Hi! I’m kinda newbie at CUDA,
I’m coding a parallel version of a heuristic graph coloring algorithm and the performance of my kernel is worrying me… the kernel execution time increases really a lot when i increase the number of threads in the kernel launch:
64 Threads -> 1.62s Kernel execution time
128 Threads -> 1.64s Kernel execution time
256 Threads -> 1.77s Kernel execution time
512 Threads -> 2.21s Kernel execution time
1024 Threads -> 8.00s Kernel execution time
With 2048+ Threads the kernel reaches it time limit and gives me a the launch timed out and was terminated error.
My Block and Grid organization works this way:
dim3 block,grid;
void threads_setup(aco_t* aco_info){
n_threads = aco_info->n_threads;
if( n_threads > 64){
block.x = 8;
block.y = 8;
int dim = n_threads / 64;
if (dim > 4){
int dim2 = dim / 2;
grid.x = dim2;
grid.y = 2;
}else{
grid.x = dim;
}
} else {
block.x = 8;
block.y = 8;
grid.x = 1;
}
}
Like i said i’m newbie so this thread_setup function was made like this just because i thought that 64 threads in a 2D block was a nice way of doing this, my kernel function doesn’t make any use of this since i run this code to get my threadID:
int threadID;
if(gridDim.y > 1){
threadID = ((blockIdx.x * (blockDim.x * blockDim.y)) + (blockIdx.y * (blockDim.x * blockDim.y * gridDim.x))) + ((threadIdx.x * blockDim.x) + threadIdx.y);
} else {
threadID = ((blockIdx.x * (blockDim.x * blockDim.y))) + ((threadIdx.x * blockDim.x) + threadIdx.y);
}
Other important information about my kernel is that it is made of 5 functions that are called a lot of times by a main function inside the kernel. So the times above are the sum of all this functions.

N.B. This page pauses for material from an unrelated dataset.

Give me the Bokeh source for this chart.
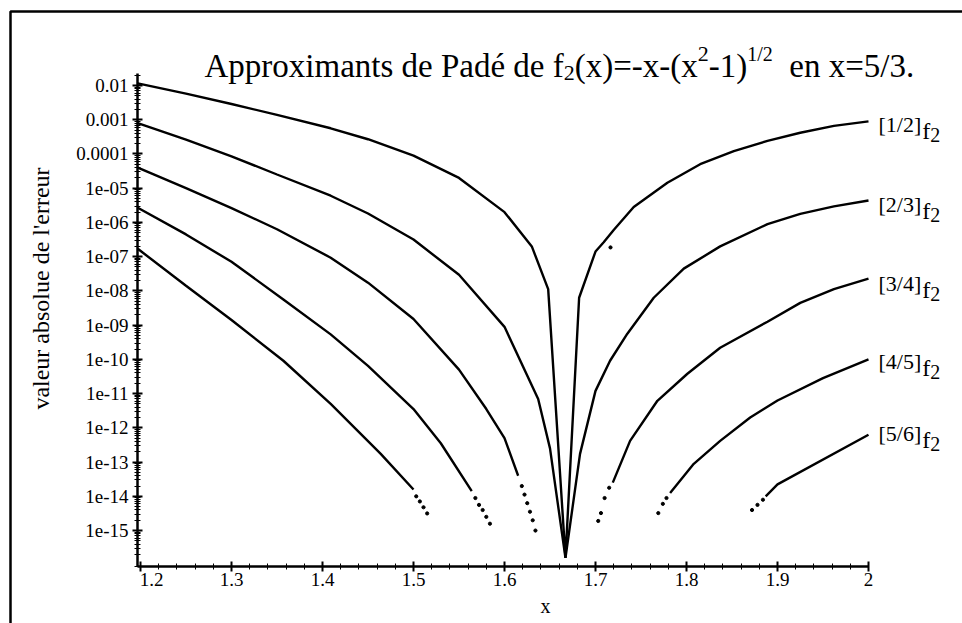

That’s all that i imagine that could be slowing my code so much, what is the real problem? The block and grid organization influences the performance this much? Having a lot of functions in the kernel is wrong? There’s a implicit sync barrier between functions calls inside the kernel? Or none of that is the reason and the problem is within my kernel?
Please if someone could point me to the right direction it would really help! Thanks for attention!